Scientific classification
- Domain: Eukaryota
- Kingdom: Animalia
- Phylum: Chordata
- Class: Mammalia
- Order: Rodentia
- Family: Muridae
- Genus: Gerbilliscus
- Species: G. brantsii
- Binomial name: Gerbilliscus brantsii (Smith, 1836)

= Highveld gerbil =

- Genus: Gerbilliscus
- Species: brantsii
- Authority: (Smith, 1836)
- Conservation status: LC

Species of rodent

The highveld gerbil (Gerbilliscus brantsii) is a species of rodent found in Angola, Botswana, Lesotho, Namibia, South Africa, Eswatini, Zambia, and Zimbabwe. Its natural habitats are dry savanna, temperate shrubland, subtropical or tropical dry shrubland, temperate grassland, and temperate desert. This is a common species with a wide range and the International Union for Conservation of Nature has rated it as being of "least concern" as of 2008.

==Description==
The highveld gerbil is a medium-sized species with soft, fluffy fur, the individual hairs having chevron patterns. It grows to a head-and-body length of about 135 mm. The head is narrow, with long whiskers and a pointed snout. The eyes are large, the chin white and the ears long, with rounded tips. The upper parts are pale rufous-brown, washed with brown. The underparts are whitish or pale buffy-grey. The hind legs are much longer than the forelegs. The tail is long, being about the same length as the head and body. The proximal half of the tail is the same colour as the animal's upper parts, and the distal half is white.
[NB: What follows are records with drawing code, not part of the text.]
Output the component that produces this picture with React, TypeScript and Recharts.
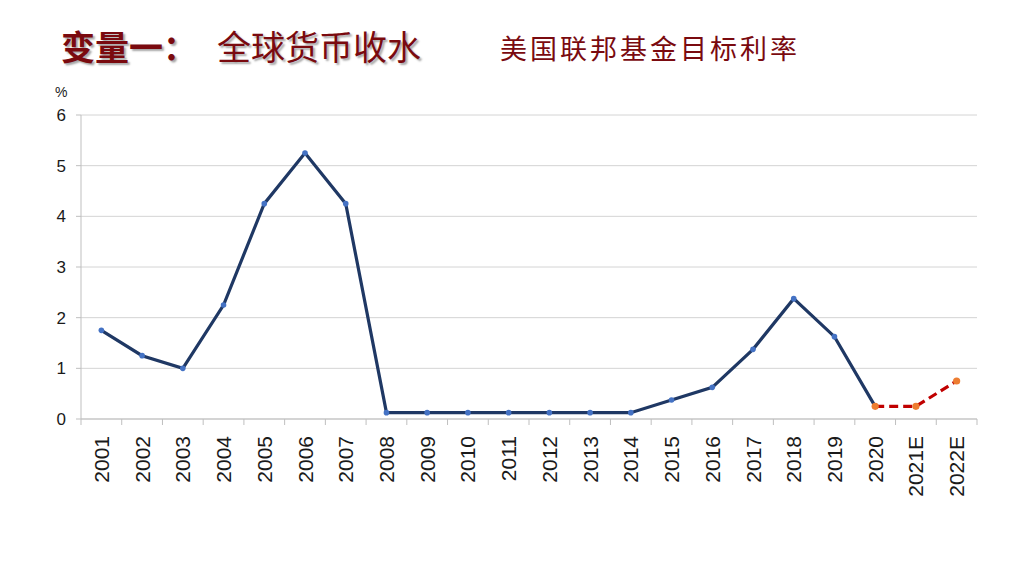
import { LineChart, Line, XAxis, YAxis, CartesianGrid } from 'recharts';

const years = [
  '2001', '2002', '2003', '2004', '2005', '2006', '2007', '2008', '2009', '2010', '2011',
  '2012', '2013', '2014', '2015', '2016', '2017', '2018', '2019', '2020', '2021E', '2022E',
];
const actualRate = [
  1.75, 1.25, 1.0, 2.25, 4.25, 5.25, 4.25, 0.125, 0.125, 0.125, 0.125,
  0.125, 0.125, 0.125, 0.375, 0.625, 1.375, 2.375, 1.625, 0.25, null, null,
];
const forecastRate = [
  null, null, null, null, null, null, null, null, null, null, null,
  null, null, null, null, null, null, null, null, 0.25, 0.25, 0.75,
];
const yTicks = [0, 1, 2, 3, 4, 5, 6];

const data = years.map((year, i) => ({
  year,
  actual: actualRate[i],
  forecast: forecastRate[i],
}));

const W = 1024;
const H = 576;
const PLOT_LEFT = 81;
const PLOT_RIGHT = 977;
const BAND = (PLOT_RIGHT - PLOT_LEFT) / years.length;
const FONT = '"Liberation Sans", Arial, sans-serif';
const CJK = '"Noto Sans CJK SC", sans-serif';
const TITLE_RED = '#7a0a0f';

function YearTick(props: any) {
  const { x, y, payload, index } = props;
  const last = index === years.length - 1;
  return (
    <g>
      <line x1={x - BAND / 2} y1={y - 8} x2={x - BAND / 2} y2={y - 2} stroke="#bfbfbf" />
      {last && <line x1={x + BAND / 2} y1={y - 8} x2={x + BAND / 2} y2={y - 2} stroke="#bfbfbf" />}
      <text
        x={x}
        y={y + 9}
        transform={`rotate(-90 ${x} ${y + 9})`}
        textAnchor="end"
        dominantBaseline="central"
        fontSize={21}
        fontFamily={FONT}
        fill="#1a1a1a"
      >
        {payload.value}
      </text>
    </g>
  );
}

function ActualDot(props: any) {
  const { cx, cy, value } = props;
  if (value == null || cx == null) return null;
  return <circle cx={cx} cy={cy} r={2.8} fill="#4472c4" />;
}

function ForecastDot(props: any) {
  const { cx, cy, value } = props;
  if (value == null || cx == null) return null;
  return <circle cx={cx} cy={cy} r={3.6} fill="#ed7d31" />;
}

export default function App() {
  return (
    <div style={{ position: 'absolute', left: 0, top: 0, width: W, height: H, background: '#fff' }}>
      <div
        style={{
          position: 'absolute',
          left: 61,
          top: 22,
          fontFamily: CJK,
          fontSize: 34,
          color: TITLE_RED,
          whiteSpace: 'nowrap',
          textShadow: '2px 2px 2px rgba(0,0,0,0.35)',
          lineHeight: '48px',
        }}
      >
        <span style={{ fontWeight: 700 }}>变量一：</span>
        <span style={{ marginLeft: 20 }}>全球货币收水</span>
      </div>
      <div
        style={{
          position: 'absolute',
          left: 500,
          top: 29,
          fontFamily: CJK,
          fontSize: 27,
          letterSpacing: 3,
          color: TITLE_RED,
          whiteSpace: 'nowrap',
          lineHeight: '38px',
        }}
      >
        美国联邦基金目标利率
      </div>
      <div
        style={{
          position: 'absolute',
          left: 55,
          top: 84,
          fontFamily: FONT,
          fontSize: 14,
          color: '#1a1a1a',
        }}
      >
        %
      </div>
      <LineChart
        width={W}
        height={H}
        data={data}
        margin={{ top: 115, right: W - PLOT_RIGHT, bottom: 97, left: PLOT_LEFT - 40 }}
      >
        <CartesianGrid vertical={false} stroke="#d4d4d4" />
        <XAxis
          dataKey="year"
          interval={0}
          height={60}
          padding={{ left: BAND / 2, right: BAND / 2 }}
          stroke="#bfbfbf"
          tickLine={false}
          tick={<YearTick />}
        />
        <YAxis
          domain={[0, 6]}
          ticks={yTicks}
          width={40}
          stroke="#bfbfbf"
          tickSize={5}
          tickMargin={10}
          tick={{ fontSize: 17, fontFamily: FONT, fill: '#1a1a1a' }}
        />
        <Line
          dataKey="actual"
          stroke="#1f3864"
          strokeWidth={3.2}
          dot={<ActualDot />}
          activeDot={false}
          isAnimationActive={false}
        />
        <Line
          dataKey="forecast"
          stroke="#c00000"
          strokeWidth={3.2}
          strokeDasharray="9 5"
          dot={<ForecastDot />}
          activeDot={false}
          isAnimationActive={false}
        />
      </LineChart>
    </div>
  );
}
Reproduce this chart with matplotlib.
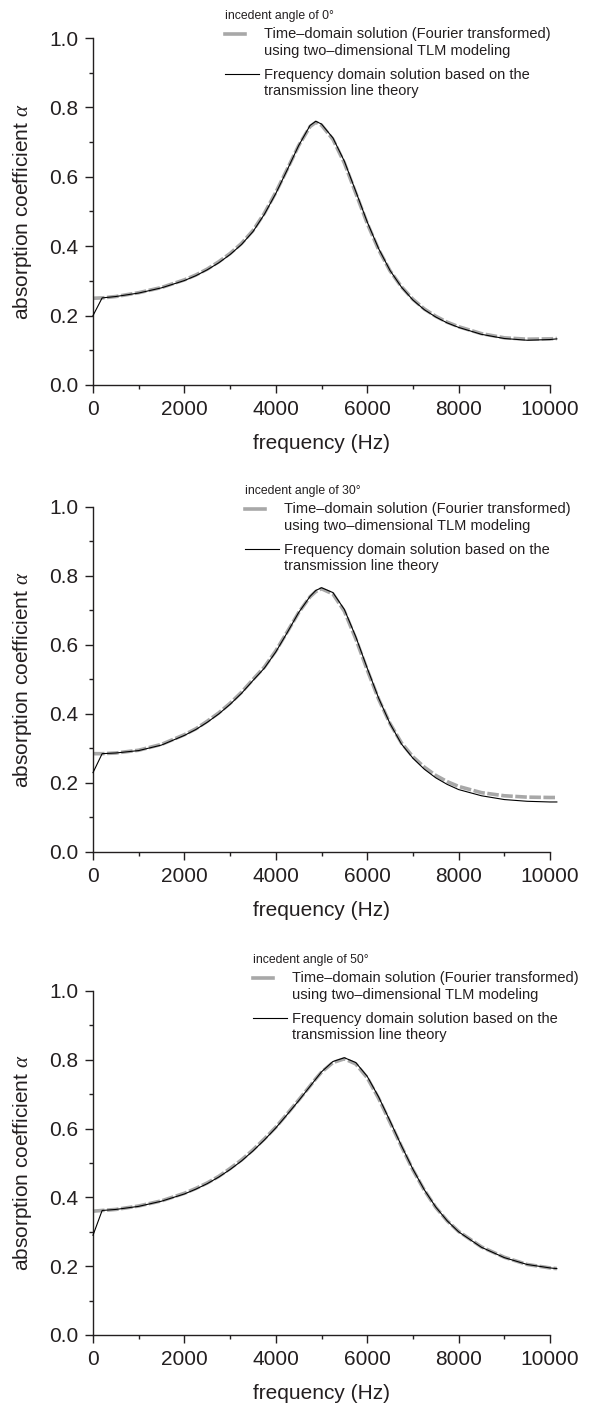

==Distribution and habitat==
The highveld gerbil is native to southern Africa. Its range includes Angola, Botswana, Lesotho, Mozambique, Namibia, South Africa, Eswatini, Zambia and Zimbabwe. Its typical habitat is grassy plains with scrub or open woodland on sandy soils, and it also occurs around marshes and pans on peaty soils.

==Ecology==
The highveld gerbil is sociable, with several individuals living in close proximity to each other. It digs a complex burrow in loose, sandy soil which may extend for 6 m. There are several entrances and a single nesting chamber. The animal is nocturnal, and chiefly active around dusk and dawn. Its diet consists of plant material, including the green parts and roots, and a small proportion of insects. Females may have five or six litters per year. The gestation period is about three weeks and the litter size averages three young.